Rows from a dataset of charts and code:
^^^^^^^^
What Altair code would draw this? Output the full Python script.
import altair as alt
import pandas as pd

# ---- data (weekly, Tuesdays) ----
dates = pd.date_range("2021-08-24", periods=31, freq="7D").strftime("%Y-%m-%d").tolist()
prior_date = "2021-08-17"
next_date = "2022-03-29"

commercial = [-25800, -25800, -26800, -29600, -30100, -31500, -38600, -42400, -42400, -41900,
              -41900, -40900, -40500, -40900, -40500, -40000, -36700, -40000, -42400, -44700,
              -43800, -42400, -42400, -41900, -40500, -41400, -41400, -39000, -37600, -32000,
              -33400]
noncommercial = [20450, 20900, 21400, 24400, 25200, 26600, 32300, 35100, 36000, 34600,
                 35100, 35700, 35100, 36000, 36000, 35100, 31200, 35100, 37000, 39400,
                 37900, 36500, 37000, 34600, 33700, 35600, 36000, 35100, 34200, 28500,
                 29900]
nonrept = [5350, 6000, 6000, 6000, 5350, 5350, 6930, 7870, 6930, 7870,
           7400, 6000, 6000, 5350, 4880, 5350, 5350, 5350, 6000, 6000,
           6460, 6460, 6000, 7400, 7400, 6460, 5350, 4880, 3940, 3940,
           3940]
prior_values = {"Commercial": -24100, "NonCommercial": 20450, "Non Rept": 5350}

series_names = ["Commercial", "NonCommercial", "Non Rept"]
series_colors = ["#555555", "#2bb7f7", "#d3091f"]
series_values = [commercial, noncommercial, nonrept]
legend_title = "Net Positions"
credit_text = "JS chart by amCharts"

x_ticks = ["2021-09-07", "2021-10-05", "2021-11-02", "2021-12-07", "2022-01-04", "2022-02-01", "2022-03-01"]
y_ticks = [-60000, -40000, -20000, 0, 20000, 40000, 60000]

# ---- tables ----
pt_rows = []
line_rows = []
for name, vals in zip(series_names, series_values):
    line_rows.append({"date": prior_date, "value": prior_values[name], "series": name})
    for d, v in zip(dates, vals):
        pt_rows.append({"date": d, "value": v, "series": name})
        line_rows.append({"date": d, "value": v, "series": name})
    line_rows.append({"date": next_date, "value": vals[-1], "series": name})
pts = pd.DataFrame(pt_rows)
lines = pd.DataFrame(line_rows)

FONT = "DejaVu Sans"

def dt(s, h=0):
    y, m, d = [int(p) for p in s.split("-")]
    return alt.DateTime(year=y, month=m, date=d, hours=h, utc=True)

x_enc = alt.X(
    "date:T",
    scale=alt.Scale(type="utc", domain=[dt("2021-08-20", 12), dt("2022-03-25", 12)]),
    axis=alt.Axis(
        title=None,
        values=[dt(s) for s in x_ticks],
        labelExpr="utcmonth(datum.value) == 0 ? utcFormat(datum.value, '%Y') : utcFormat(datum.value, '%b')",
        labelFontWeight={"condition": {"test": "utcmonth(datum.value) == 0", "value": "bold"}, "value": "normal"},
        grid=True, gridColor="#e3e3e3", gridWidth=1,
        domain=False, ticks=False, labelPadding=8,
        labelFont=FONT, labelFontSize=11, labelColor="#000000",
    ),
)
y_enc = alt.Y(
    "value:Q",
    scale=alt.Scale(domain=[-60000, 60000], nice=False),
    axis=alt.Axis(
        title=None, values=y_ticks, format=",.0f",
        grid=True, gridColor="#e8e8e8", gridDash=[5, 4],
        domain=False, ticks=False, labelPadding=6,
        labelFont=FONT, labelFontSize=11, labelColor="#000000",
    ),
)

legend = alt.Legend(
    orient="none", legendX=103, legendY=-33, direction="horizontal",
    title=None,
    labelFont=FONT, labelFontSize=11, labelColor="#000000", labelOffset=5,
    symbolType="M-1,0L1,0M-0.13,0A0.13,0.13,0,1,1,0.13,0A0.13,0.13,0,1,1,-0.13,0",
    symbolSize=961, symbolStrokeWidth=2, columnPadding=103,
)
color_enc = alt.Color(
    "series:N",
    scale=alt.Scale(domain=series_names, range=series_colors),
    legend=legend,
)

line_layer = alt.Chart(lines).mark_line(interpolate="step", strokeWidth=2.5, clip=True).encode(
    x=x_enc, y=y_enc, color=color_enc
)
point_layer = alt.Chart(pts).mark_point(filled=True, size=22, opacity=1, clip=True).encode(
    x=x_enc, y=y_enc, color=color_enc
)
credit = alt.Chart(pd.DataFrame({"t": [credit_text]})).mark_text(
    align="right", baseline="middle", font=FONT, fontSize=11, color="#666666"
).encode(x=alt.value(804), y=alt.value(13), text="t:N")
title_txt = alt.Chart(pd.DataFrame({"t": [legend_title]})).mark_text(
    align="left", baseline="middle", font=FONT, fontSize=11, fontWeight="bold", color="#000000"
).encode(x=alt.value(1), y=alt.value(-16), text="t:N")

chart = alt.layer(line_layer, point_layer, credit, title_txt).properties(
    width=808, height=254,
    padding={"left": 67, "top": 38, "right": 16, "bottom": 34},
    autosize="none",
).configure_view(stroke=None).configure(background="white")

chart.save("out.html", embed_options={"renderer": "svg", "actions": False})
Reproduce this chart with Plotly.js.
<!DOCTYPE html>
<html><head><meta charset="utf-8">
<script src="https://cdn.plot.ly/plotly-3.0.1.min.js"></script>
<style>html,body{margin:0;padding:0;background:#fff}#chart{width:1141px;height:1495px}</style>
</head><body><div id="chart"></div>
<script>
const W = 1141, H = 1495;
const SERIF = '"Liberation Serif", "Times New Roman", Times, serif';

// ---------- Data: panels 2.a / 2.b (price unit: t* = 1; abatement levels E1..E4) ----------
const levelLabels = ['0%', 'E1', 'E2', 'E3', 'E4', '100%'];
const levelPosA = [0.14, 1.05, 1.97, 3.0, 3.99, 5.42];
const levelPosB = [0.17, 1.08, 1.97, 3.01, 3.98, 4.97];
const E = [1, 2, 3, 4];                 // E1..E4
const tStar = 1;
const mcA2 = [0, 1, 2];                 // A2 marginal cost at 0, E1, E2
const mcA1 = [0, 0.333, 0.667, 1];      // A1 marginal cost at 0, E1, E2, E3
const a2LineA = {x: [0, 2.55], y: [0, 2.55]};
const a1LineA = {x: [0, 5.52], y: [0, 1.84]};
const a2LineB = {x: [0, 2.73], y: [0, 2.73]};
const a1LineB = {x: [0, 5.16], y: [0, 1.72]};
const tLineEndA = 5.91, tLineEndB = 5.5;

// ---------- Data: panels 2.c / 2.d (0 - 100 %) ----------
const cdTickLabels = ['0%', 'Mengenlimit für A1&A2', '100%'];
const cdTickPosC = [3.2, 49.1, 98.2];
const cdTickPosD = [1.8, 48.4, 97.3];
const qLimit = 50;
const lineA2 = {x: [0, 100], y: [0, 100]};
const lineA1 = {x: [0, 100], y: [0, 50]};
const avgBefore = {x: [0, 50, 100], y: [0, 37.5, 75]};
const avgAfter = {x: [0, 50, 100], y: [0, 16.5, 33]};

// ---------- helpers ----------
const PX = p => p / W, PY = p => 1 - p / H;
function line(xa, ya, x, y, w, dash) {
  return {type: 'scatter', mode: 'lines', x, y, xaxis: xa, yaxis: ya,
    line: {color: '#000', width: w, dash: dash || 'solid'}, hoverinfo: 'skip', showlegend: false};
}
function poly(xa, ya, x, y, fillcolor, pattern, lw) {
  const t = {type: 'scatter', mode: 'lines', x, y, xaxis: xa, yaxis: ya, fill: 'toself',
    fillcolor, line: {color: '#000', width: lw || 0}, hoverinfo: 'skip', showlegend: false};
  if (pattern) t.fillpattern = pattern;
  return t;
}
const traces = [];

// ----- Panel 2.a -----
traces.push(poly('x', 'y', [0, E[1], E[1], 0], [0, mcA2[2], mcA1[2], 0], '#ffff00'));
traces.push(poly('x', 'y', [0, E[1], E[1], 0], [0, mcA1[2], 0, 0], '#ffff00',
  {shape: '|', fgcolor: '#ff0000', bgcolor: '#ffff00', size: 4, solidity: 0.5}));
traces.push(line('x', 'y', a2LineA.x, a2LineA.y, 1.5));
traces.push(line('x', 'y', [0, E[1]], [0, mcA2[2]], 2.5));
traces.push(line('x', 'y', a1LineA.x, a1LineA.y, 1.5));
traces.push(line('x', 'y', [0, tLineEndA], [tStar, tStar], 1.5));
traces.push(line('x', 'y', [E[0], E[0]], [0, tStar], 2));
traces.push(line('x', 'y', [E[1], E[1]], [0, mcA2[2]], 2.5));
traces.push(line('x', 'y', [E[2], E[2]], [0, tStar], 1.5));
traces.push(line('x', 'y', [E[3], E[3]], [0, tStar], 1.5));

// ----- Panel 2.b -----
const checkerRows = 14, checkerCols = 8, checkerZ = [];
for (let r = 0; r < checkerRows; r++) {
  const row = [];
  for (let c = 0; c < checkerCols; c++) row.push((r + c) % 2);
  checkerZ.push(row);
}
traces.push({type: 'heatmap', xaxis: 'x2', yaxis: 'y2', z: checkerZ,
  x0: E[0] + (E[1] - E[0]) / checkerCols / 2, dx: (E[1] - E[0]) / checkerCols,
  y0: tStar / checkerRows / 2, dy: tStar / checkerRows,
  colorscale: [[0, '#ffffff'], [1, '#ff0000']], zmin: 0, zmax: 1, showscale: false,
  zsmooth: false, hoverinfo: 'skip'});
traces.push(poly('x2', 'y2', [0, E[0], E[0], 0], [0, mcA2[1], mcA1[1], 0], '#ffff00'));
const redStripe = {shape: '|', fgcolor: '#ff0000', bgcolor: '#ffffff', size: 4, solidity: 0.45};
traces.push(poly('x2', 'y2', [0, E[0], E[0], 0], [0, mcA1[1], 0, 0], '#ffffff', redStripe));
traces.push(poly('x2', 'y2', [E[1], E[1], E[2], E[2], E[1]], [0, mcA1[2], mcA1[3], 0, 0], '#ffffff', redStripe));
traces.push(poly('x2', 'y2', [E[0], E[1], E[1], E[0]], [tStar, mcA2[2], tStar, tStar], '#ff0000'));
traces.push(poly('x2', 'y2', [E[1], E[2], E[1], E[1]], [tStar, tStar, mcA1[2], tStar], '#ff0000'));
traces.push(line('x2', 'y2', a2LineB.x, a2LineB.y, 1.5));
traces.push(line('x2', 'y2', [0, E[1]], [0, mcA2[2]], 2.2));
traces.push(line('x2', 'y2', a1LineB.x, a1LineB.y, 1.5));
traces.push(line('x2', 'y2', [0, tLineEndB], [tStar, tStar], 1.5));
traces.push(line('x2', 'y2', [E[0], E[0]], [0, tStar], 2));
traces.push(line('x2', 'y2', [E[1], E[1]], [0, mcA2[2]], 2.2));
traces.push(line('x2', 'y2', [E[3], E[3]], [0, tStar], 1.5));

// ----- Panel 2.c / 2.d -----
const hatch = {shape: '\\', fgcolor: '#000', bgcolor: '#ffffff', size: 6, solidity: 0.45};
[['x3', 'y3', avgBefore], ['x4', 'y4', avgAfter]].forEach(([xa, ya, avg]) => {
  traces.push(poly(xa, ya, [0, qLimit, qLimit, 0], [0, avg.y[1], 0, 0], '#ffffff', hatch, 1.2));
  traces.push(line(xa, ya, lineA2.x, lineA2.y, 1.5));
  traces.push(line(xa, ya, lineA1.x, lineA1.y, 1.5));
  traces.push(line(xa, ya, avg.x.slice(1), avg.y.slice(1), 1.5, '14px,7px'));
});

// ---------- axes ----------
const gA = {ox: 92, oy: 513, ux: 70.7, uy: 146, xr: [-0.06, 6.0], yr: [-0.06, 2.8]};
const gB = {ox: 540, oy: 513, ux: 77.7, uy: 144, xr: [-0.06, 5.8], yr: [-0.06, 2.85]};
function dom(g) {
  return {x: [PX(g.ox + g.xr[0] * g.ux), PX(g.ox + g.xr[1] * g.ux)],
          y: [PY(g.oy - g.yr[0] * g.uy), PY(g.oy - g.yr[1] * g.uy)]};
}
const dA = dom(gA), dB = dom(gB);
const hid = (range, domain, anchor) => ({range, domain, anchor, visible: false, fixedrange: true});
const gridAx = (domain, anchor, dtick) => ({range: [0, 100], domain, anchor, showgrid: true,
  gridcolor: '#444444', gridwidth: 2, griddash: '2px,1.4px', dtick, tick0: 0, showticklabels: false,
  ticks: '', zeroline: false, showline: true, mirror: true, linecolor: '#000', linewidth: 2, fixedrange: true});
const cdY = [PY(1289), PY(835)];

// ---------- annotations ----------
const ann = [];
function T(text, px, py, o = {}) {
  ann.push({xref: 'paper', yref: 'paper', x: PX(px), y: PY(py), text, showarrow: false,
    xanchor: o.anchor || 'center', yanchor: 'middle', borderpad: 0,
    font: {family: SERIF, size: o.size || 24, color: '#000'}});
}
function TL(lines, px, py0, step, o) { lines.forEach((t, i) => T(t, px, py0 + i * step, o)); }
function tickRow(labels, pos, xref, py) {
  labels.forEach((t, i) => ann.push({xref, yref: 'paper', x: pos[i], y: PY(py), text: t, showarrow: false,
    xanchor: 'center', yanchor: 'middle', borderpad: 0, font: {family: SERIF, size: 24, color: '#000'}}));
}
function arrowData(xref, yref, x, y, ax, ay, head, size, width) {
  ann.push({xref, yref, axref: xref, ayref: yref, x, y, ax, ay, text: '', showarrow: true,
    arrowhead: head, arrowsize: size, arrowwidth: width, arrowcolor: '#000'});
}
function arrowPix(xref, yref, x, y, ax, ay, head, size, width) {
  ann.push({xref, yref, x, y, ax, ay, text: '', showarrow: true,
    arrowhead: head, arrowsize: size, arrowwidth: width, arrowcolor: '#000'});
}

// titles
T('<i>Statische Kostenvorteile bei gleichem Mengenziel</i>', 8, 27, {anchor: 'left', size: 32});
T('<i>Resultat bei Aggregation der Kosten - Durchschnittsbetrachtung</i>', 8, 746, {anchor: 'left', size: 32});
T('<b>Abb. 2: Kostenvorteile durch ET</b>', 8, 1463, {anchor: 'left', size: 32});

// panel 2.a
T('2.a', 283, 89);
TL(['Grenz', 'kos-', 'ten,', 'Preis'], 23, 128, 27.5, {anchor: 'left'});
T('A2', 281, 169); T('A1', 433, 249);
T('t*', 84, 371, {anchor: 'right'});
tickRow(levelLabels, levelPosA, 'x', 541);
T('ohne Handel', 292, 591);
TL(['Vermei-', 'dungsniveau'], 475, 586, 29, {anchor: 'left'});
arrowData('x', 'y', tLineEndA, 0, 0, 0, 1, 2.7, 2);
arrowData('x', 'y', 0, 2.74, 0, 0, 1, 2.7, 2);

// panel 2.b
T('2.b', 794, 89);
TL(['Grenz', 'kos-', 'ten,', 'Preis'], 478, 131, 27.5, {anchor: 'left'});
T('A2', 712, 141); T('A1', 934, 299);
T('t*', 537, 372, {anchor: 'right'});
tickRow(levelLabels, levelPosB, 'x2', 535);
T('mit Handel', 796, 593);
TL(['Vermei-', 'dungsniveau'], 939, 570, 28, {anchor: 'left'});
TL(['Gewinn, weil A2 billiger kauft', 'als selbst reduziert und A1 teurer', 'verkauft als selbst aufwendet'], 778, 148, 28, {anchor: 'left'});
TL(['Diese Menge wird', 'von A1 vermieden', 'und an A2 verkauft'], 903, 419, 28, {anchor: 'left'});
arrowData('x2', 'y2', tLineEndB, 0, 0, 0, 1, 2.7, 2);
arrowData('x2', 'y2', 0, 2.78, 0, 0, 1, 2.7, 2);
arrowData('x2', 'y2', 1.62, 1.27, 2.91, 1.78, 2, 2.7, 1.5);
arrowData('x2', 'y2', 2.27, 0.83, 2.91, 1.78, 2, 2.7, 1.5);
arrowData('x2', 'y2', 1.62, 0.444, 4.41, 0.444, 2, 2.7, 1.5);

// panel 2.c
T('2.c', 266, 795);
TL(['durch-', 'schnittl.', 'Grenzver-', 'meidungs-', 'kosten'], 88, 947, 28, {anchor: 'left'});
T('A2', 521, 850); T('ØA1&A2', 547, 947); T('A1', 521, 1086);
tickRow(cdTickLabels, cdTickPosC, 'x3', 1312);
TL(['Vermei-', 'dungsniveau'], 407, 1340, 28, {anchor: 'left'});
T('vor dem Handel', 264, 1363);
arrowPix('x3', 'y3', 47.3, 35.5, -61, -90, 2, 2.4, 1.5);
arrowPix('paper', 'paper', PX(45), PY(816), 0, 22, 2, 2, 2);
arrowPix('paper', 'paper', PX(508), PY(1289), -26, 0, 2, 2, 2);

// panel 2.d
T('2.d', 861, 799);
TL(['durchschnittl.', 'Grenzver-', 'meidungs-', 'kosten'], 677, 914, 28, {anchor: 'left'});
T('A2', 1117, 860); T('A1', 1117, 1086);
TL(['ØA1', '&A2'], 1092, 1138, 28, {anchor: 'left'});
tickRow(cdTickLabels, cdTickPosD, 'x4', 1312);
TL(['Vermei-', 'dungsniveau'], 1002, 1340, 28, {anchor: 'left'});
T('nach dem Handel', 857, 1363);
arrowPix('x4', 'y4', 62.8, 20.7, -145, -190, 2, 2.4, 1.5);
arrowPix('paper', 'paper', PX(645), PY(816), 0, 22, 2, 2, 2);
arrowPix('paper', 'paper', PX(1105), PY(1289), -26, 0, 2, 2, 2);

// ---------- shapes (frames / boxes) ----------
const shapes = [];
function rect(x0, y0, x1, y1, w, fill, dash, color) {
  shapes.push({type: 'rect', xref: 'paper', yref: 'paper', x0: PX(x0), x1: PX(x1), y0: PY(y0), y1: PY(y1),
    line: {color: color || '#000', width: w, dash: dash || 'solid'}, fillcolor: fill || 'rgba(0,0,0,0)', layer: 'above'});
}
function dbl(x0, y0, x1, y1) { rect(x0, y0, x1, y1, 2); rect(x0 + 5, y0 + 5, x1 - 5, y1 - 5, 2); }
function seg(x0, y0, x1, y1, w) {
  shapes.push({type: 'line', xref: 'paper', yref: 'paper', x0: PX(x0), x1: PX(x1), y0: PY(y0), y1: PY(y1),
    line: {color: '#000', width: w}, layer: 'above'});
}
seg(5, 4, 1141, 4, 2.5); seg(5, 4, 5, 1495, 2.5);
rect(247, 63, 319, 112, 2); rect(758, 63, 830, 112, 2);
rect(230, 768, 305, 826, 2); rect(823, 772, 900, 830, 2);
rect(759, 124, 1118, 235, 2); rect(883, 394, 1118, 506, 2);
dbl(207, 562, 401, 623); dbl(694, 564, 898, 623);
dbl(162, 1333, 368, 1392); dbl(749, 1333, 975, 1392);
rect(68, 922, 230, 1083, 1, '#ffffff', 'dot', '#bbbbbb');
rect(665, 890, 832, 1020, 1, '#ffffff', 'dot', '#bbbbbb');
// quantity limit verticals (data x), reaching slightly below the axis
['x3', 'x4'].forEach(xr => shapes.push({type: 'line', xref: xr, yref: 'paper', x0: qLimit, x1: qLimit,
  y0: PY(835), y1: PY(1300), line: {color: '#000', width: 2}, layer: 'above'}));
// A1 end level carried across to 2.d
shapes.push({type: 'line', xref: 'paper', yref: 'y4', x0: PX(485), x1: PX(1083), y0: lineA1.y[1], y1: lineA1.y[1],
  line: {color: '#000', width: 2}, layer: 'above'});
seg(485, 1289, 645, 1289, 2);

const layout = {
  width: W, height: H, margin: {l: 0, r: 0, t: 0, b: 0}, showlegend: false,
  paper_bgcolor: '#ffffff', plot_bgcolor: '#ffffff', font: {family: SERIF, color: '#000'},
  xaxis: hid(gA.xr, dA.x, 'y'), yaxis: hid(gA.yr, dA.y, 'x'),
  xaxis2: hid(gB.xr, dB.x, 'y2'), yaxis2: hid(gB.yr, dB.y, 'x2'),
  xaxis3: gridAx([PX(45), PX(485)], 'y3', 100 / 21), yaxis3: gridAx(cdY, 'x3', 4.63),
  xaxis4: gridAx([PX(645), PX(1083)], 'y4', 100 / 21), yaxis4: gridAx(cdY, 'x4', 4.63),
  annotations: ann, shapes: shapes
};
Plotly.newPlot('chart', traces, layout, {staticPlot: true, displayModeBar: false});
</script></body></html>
^^^^^^^^
Short task: Extract exactly and only these lines: the line containing "Reproduce this chart with Plotly.js.", the line containing "const tLineEndA = 5.91, tLineEndB = 5.5;", and every line between them.

Solution:
Reproduce this chart with Plotly.js.
<!DOCTYPE html>
<html><head><meta charset="utf-8">
<script src="https://cdn.plot.ly/plotly-3.0.1.min.js"></script>
<style>html,body{margin:0;padding:0;background:#fff}#chart{width:1141px;height:1495px}</style>
</head><body><div id="chart"></div>
<script>
const W = 1141, H = 1495;
const SERIF = '"Liberation Serif", "Times New Roman", Times, serif';

// ---------- Data: panels 2.a / 2.b (price unit: t* = 1; abatement levels E1..E4) ----------
const levelLabels = ['0%', 'E1', 'E2', 'E3', 'E4', '100%'];
const levelPosA = [0.14, 1.05, 1.97, 3.0, 3.99, 5.42];
const levelPosB = [0.17, 1.08, 1.97, 3.01, 3.98, 4.97];
const E = [1, 2, 3, 4];                 // E1..E4
const tStar = 1;
const mcA2 = [0, 1, 2];                 // A2 marginal cost at 0, E1, E2
const mcA1 = [0, 0.333, 0.667, 1];      // A1 marginal cost at 0, E1, E2, E3
const a2LineA = {x: [0, 2.55], y: [0, 2.55]};
const a1LineA = {x: [0, 5.52], y: [0, 1.84]};
const a2LineB = {x: [0, 2.73], y: [0, 2.73]};
const a1LineB = {x: [0, 5.16], y: [0, 1.72]};
const tLineEndA = 5.91, tLineEndB = 5.5;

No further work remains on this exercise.